The present invention relates generally to improvements in conveyor systems, and more particularly to method and apparatus for high density loading of products on an endless collapsible conveyor belt.
Conventional helical or so-called "spiral" cooking, cooling and freezing processors typically include an endless collapsible conveyor belt of self-adjusting, intermeshing links which enable the belt to curve or "collapse" laterally from the path of a straight infeed section into a helical processing section within a chamber. Products can be loaded directly onto the infeed section or indirectly by a separate straight infeed belt traveling at the same linear speed as the infeed section of the collapsible belt. If the feed rate is manageable for manual loading, persons on either side of the infeed section or infeed belt, instinctively place the products at substantially equally spaced lengthwise intervals on the traveling belt. For machine or automatic loading and similar dispensing devices, the products are deposited across the infeed section or infeed belt in equally spaced rows like soldiers in marching formation. However, the lengthwise spacing between the articles decreases as the belt collapses into the helical section within the chamber regardless of how the products are arranged. The space loss is greatest near the inside edge of the collapsed belt and is usually compensated by loading all of the articles on the straight infeed section farther apart. Consequently, the load capacity of the belt is not fully utilized because products nearer to the outer edge have been spaced apart more than necessary.
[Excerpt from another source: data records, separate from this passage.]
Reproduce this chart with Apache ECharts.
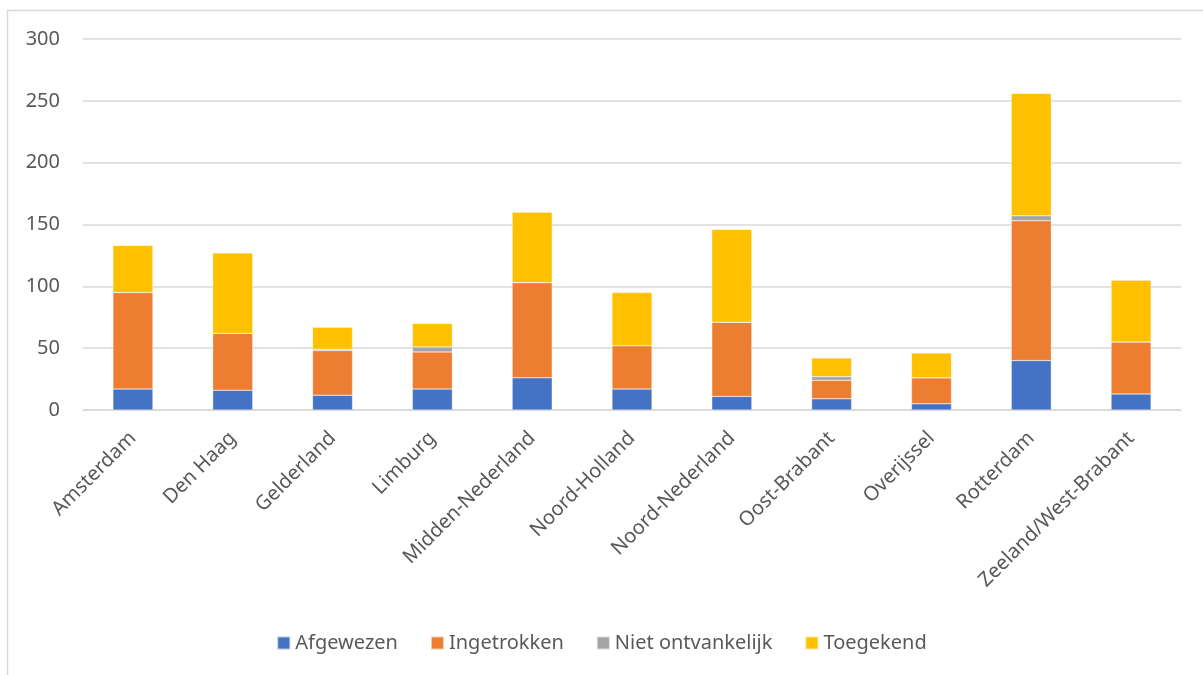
<!DOCTYPE html>
<html>
<head>
<meta charset="utf-8">
<script src="https://cdn.jsdelivr.net/npm/echarts@6/dist/echarts.min.js"></script>
<style>html,body{margin:0;padding:0;background:#fff;}#c{width:1203px;height:675px;}</style>
</head>
<body>
<div id="c"></div>
<script>
const categories = ['Amsterdam','Den Haag','Gelderland','Limburg','Midden-Nederland','Noord-Holland','Noord-Nederland','Oost-Brabant','Overijssel','Rotterdam','Zeeland/West-Brabant'];
const afgewezen = [17, 16, 12, 17, 26, 17, 11, 9, 5, 40, 13];
const ingetrokken = [78, 46, 36, 30, 77, 35, 60, 15, 21, 113, 42];
const nietOntvankelijk = [0, 0, 1, 4, 0, 0, 0, 3, 0, 4, 0];
const toegekend = [38, 65, 18, 19, 57, 43, 75, 15, 20, 99, 50];
const yTicks = [0, 50, 100, 150, 200, 250, 300];

const font = 'Noto Sans';
const txt = '#595959';
function s(name, data, color) {
  return {name, type: 'bar', stack: 'total', data, barWidth: 40,
    itemStyle: {color, borderColor: 'rgba(255,255,255,0.6)', borderWidth: 0.5}};
}
const chart = echarts.init(document.getElementById('c'));
chart.setOption({
  animation: false,
  textStyle: {fontFamily: font},
  graphic: [{type: 'rect', shape: {x: 7.5, y: 10.5, width: 1220, height: 700},
    style: {fill: 'none', stroke: '#d9d9d9', lineWidth: 1.5}, silent: true}],
  grid: {left: 83, right: 22, top: 39, bottom: 265},
  legend: {bottom: 17, left: 'center', itemWidth: 13, itemHeight: 13, itemGap: 32,
    icon: 'rect', textStyle: {fontFamily: font, fontSize: 20, color: txt},
    data: ['Afgewezen','Ingetrokken','Niet ontvankelijk','Toegekend']},
  xAxis: {type: 'category', data: categories,
    axisLine: {lineStyle: {color: '#d9d9d9', width: 1.5}}, axisTick: {show: false},
    axisLabel: {rotate: 45, margin: 25, fontSize: 20, color: txt, fontFamily: font, interval: 0}},
  yAxis: {type: 'value', min: yTicks[0], max: yTicks[yTicks.length-1], interval: 50,
    axisLine: {show: false}, axisTick: {show: false},
    splitLine: {lineStyle: {color: '#d9d9d9', width: 1.5}},
    axisLabel: {margin: 23, fontSize: 20, color: txt, fontFamily: font}},
  series: [
    s('Afgewezen', afgewezen, '#4472C4'),
    s('Ingetrokken', ingetrokken, '#ED7D31'),
    s('Niet ontvankelijk', nietOntvankelijk, '#A5A5A5'),
    s('Toegekend', toegekend, '#FFC000')
  ]
});
</script>
</body>
</html>
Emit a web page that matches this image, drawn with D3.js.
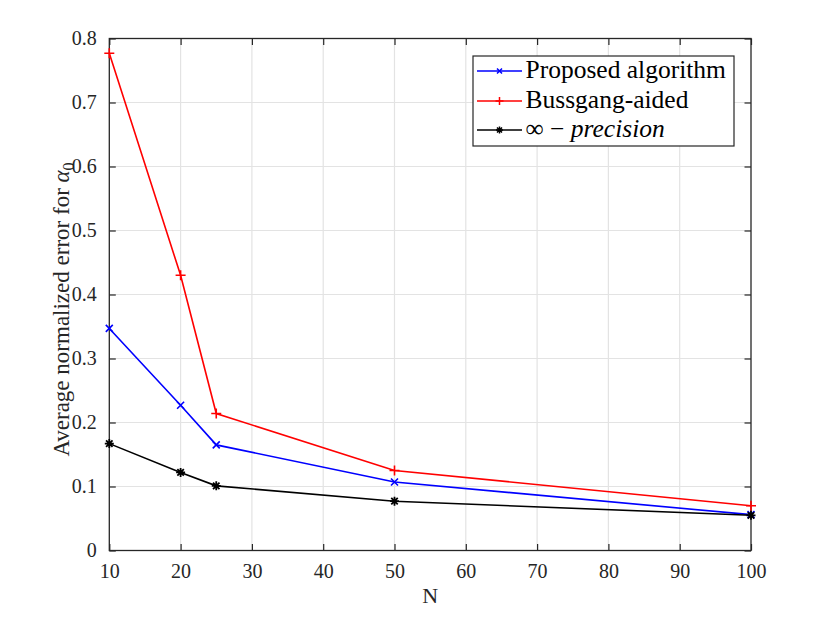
<!DOCTYPE html>
<html>
<head>
<meta charset="utf-8">
<script src="https://cdn.jsdelivr.net/npm/d3@7"></script>
<style>
  body { margin: 0; background: #fff; }
  svg { display: block; }
</style>
</head>
<body>
<div id="chart"></div>
<script>
var width = 830;
var height = 619;
var margin = {top: 38.5, right: 79, bottom: 68.5, left: 109.3};

var nValues = [10, 20, 25, 50, 100];
var proposed = [0.347, 0.227, 0.165, 0.107, 0.056];
var bussgang = [0.777, 0.430, 0.214, 0.125, 0.070];
var infPrecision = [0.167, 0.122, 0.101, 0.077, 0.055];
var xTicks = [10, 20, 30, 40, 50, 60, 70, 80, 90, 100];
var yTicks = [0, 0.1, 0.2, 0.3, 0.4, 0.5, 0.6, 0.7, 0.8];

var series = [
    {name: "Proposed algorithm", values: proposed, color: "#0000ff", marker: "x"},
    {name: "Bussgang-aided", values: bussgang, color: "#ff0000", marker: "plus"},
    {name: "inf", values: infPrecision, color: "#000000", marker: "star"}
];

var fontFamily = "'Liberation Serif', 'DejaVu Serif', serif";
var axisColor = "#262626";

var svg = d3.select("#chart")
            .append("svg")
            .attr("width", width)
            .attr("height", height)
            .style("font-family", fontFamily);

var iw = width - margin.left - margin.right;
var ih = height - margin.top - margin.bottom;

var x = d3.scaleLinear().domain([10, 100]).range([margin.left, margin.left + iw]);
var y = d3.scaleLinear().domain([0, 0.8]).range([margin.top + ih, margin.top]);

// griglia
var grid = svg.append("g")
              .attr("stroke", "#e3e3e3")
              .attr("stroke-width", 1.2);

grid.selectAll("line.vx")
    .data(xTicks.slice(1, -1))
    .enter()
    .append("line")
    .attr("x1", d => x(d)).attr("x2", d => x(d))
    .attr("y1", margin.top).attr("y2", margin.top + ih);

grid.selectAll("line.hy")
    .data(yTicks.slice(1, -1))
    .enter()
    .append("line")
    .attr("x1", margin.left).attr("x2", margin.left + iw)
    .attr("y1", d => y(d)).attr("y2", d => y(d));

// assi con tacche interne su tutti i lati
var tickLen = 6.5;
var fmt = d => d === 0 ? "0" : d3.format(".1f")(d);

var axBottom = svg.append("g")
                  .attr("transform", `translate(0,${margin.top + ih})`)
                  .call(d3.axisBottom(x).tickValues(xTicks).tickSize(-tickLen).tickPadding(tickLen + 7).tickFormat(d3.format("d")));
var axTop = svg.append("g")
               .attr("transform", `translate(0,${margin.top})`)
               .call(d3.axisTop(x).tickValues(xTicks).tickSize(-tickLen).tickFormat(""));
var axLeft = svg.append("g")
                .attr("transform", `translate(${margin.left},0)`)
                .call(d3.axisLeft(y).tickValues(yTicks).tickSize(-tickLen).tickPadding(tickLen + 6).tickFormat(fmt));
var axRight = svg.append("g")
                 .attr("transform", `translate(${margin.left + iw},0)`)
                 .call(d3.axisRight(y).tickValues(yTicks).tickSize(-tickLen).tickFormat(""));

[axBottom, axTop, axLeft, axRight].forEach(function(a) {
    a.attr("font-family", null);
    a.select(".domain").remove();
    a.selectAll("line").attr("stroke", axisColor).attr("stroke-width", 1.2);
    a.selectAll("text")
     .attr("fill", axisColor)
     .style("font-family", fontFamily)
     .style("font-size", "20px");
});

svg.append("rect")
   .attr("x", margin.left).attr("y", margin.top)
   .attr("width", iw).attr("height", ih)
   .attr("fill", "none")
   .attr("stroke", axisColor)
   .attr("stroke-width", 1.3);

// titoli assi
svg.append("text")
   .attr("x", margin.left + iw / 2)
   .attr("y", 603)
   .attr("text-anchor", "middle")
   .attr("fill", axisColor)
   .style("font-size", "22px")
   .text("N");

var yLabel = svg.append("text")
                .attr("transform", `translate(69,${margin.top + ih / 2 + 15}) rotate(-90)`)
                .attr("text-anchor", "middle")
                .attr("fill", axisColor)
                .style("font-size", "23px");
yLabel.append("tspan").text("Average normalized error for ");
yLabel.append("tspan").style("font-style", "italic").text("α");
yLabel.append("tspan").attr("dy", 5).style("font-size", "16px").text("0");

// marcatori
function drawMarker(g, type, size) {
    var s = size / 2;
    if (type === "x") {
        g.append("path").attr("d", `M${-s},${-s}L${s},${s}M${-s},${s}L${s},${-s}`);
    } else if (type === "plus") {
        g.append("path").attr("d", `M${-s},0L${s},0M0,${-s}L0,${s}`);
    } else {
        var d = s * 0.72;
        g.append("path").attr("d", `M${-s},0L${s},0M0,${-s}L0,${s}M${-d},${-d}L${d},${d}M${-d},${d}L${d},${-d}`);
    }
}

var markerSize = {x: 7, plus: 10, star: 9};

var line = d3.line()
             .x((d, i) => x(nValues[i]))
             .y(d => y(d));

series.forEach(function(s) {
    svg.append("path")
       .datum(s.values)
       .attr("fill", "none")
       .attr("stroke", s.color)
       .attr("stroke-width", 1.6)
       .attr("d", line);

    s.values.forEach(function(v, i) {
        var g = svg.append("g")
                   .attr("transform", `translate(${x(nValues[i])},${y(v)})`)
                   .attr("stroke", s.color)
                   .attr("stroke-width", s.marker === "star" ? 1.8 : 1.6)
                   .attr("fill", "none");
        drawMarker(g, s.marker, markerSize[s.marker]);
    });
});

// legenda
var legend = svg.append("g");
legend.append("rect")
      .attr("x", 473).attr("y", 56)
      .attr("width", 261).attr("height", 90)
      .attr("fill", "#fff")
      .attr("stroke", axisColor)
      .attr("stroke-width", 1.2);

var rowY = [71, 101, 130];
series.forEach(function(s, i) {
    var row = legend.append("g").attr("transform", `translate(0,${rowY[i]})`);
    row.append("line")
       .attr("x1", 477).attr("x2", 522)
       .attr("stroke", s.color)
       .attr("stroke-width", 1.5);
    var g = row.append("g")
               .attr("transform", "translate(499.5,0)")
               .attr("stroke", s.color)
               .attr("stroke-width", 1.5)
               .attr("fill", "none");
    drawMarker(g, s.marker, markerSize[s.marker] - 2);

    var t = row.append("text")
               .attr("x", 525.5)
               .attr("y", 7)
               .attr("fill", "#000")
               .style("font-size", "25.5px");
    if (s.name === "inf") {
        t.append("tspan").text("∞ − ");
        t.append("tspan").style("font-style", "italic").text("precision");
    } else {
        t.text(s.name);
    }
});
</script>
</body>
</html>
Helical processors having a separate straight infeed belt feeding the products onto the infeed section of the collapsible belt are especially useful in processing delicate products which might deform if they were loaded on a straight section of belt that collapses into a helix during the process. But contrary to all appearances, there is no enhancement of load capacity of the belt because the tangential velocity in paths of products nearer to the outer edge of the helical belt is greater than the linear velocity of the infeed belt, i.e. there is excess space between products deposited in paths nearer to the outer edge.